- Features in Michael Edwards illustrated guidebook on De Dion Bouton
- VCC Dating Certificate issued in 1977 with accompanying letter
- Rare Double Phaeton Coachwork
- Large extensive history file including vehicle logbook
De Dion-Bouton company dates back to the early 1880s, when Jules-Albert de Dion entered into partnership with the engineer M. Bouton to develop and market a steam tricycle. A factory was set up on the Seine at Puteaux and it was here, in 1899, that they built their first small motor car. An instant success, it was followed by numerous different models over the ensuing years. De Dion engines were also supplied in vast numbers to other car manufacturers. There was a time, around 1900, when the De Dion factory was the largest car manufacturer in the world.
The Company was ambitious, embarking on ground-breaking continental races such as the Paris to Peking and The Great Race of 1908 from New York to Paris. They produced the four-cylinder cars, with conventional radiator and bonnet arrangement, sliding mesh gearboxes and the classic De Dion back axle from 1905 onwards. It was always the policy of the company to produce the complete car themselves, from the factory-built coachwork right down to their own De Dion sparking plugs. Other advanced features for their time, were the bronze-faced single plate clutch and the full pressure lubrication system which supplied the main bearings, big ends, and camshaft bearings. These cars had a reputation for reliability and ease of driving.
Ironically, having been in the forefront of development and design being the first manufacturers to offer a V-8 engine in a production car, it was eventually to be the lack of innovation that would lead to their decline. De Dion-Bouton built their last car in 1933 and the firm finally disappeared with the advent of the Second World War in 1939.

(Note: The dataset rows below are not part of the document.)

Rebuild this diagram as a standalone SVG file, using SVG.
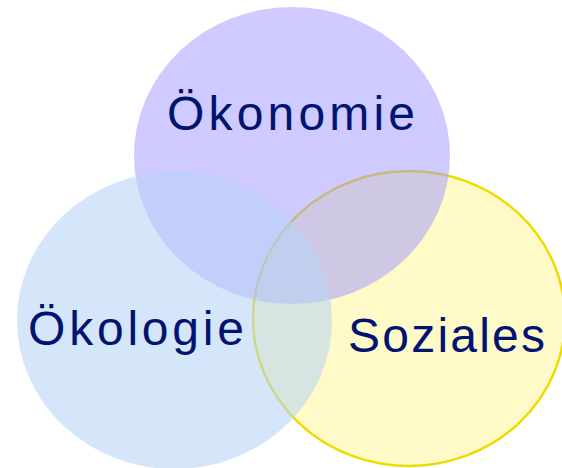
<svg xmlns="http://www.w3.org/2000/svg" width="562" height="468" viewBox="0 0 562 468">
<style>
.lbl{font-family:"Liberation Sans",Arial,sans-serif;font-size:48px;fill:#001470}
</style>
<rect width="562" height="468" fill="#ffffff"/>
<g id="soziales">
<ellipse cx="409" cy="318.5" rx="156" ry="147.5" fill="#fffac8" stroke="#eedc00" stroke-width="2.5"/>
</g>
<g id="oekonomie">
<ellipse cx="292" cy="155.5" rx="158" ry="148.5" fill="#a096ff" fill-opacity="0.5"/>
</g>
<g id="oekologie">
<ellipse cx="174.5" cy="320.5" rx="157.5" ry="148.5" fill="#b6d2f6" fill-opacity="0.56"/>
</g>
<g id="labels">
<text class="lbl" x="167" y="130" textLength="248" lengthAdjust="spacing">Ökonomie</text>
<text class="lbl" x="28" y="345" textLength="216" lengthAdjust="spacing">Ökologie</text>
<text class="lbl" x="348" y="352" textLength="197" lengthAdjust="spacing">Soziales</text>
</g>
</svg>
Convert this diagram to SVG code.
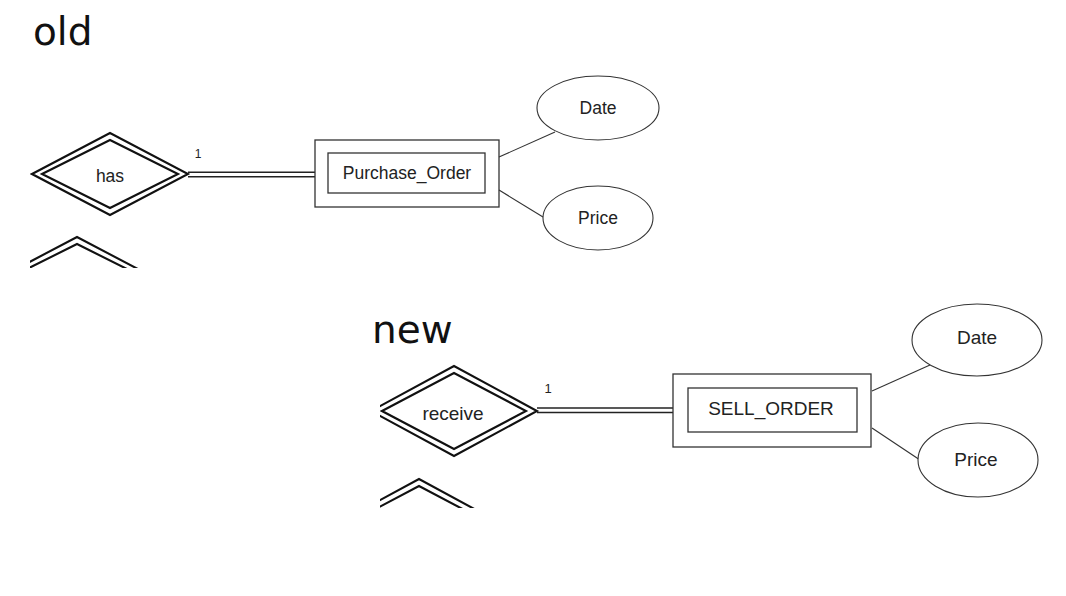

Summarised by Mike Devenish in 1987, “This particular car is the 18 H.P. Model BI, of 2800 cc. capacity, fitted with the standard Double-Phaeton coachwork and built early in 1908. No other example is known to have survived. Unfortunately, the early history of the car remains largely a mystery. The exceptional mechanical condition and originality suggest very little use before being laid up for a great length of time. This is confirmed by the lack of any original registration, the present number (appropriately enough a Brighton registration) having been only recently allocated. The dashboard, however, carries the original import licence (the triangular plate), in addition to the manufacturer’s and agent’s plates. Some coachwork restoration is known to have been undertaken shortly after World War II, including the replacement of the wings and bonnet, before the car relapsed, once more, into hibernation.”
After WWII CD 7542 was stored until 1975 when the car met better fortunes. Unfortunately, by this time it had been partially stripped with many parts left to rust. Thankfully almost all the original parts were still present with the car, and in no less than three years CD 7542 was subject to a sympathetic engine and coachwork restoration to original condition and specification. Since 1978 the then owner covered well over 13,000 miles on the road, logging every single excursion in a journal up until 2006 when the car was sold to the current owner.
CD 7542 has participated in 13 major veteran car rallies, attended numerous events, and even made a pilgrimage to France, entirely under its own steam. Being a reliable car, it has been used all year round in preference to a modern car proving its reliability and useability.
There are not many 100-year-old cars that still carry their original coachwork whilst also having many original mechanical parts and beautiful Bleriot headlamps. With handwritten notes on how to drive the 18 H.P. and technical notes dating from the restoration, this De Dion Bouton has a special and unique history benefitting from regular servicing and maintenance which has meant CD 7542 is a useable, reliable, and extraordinary veteran vehicle.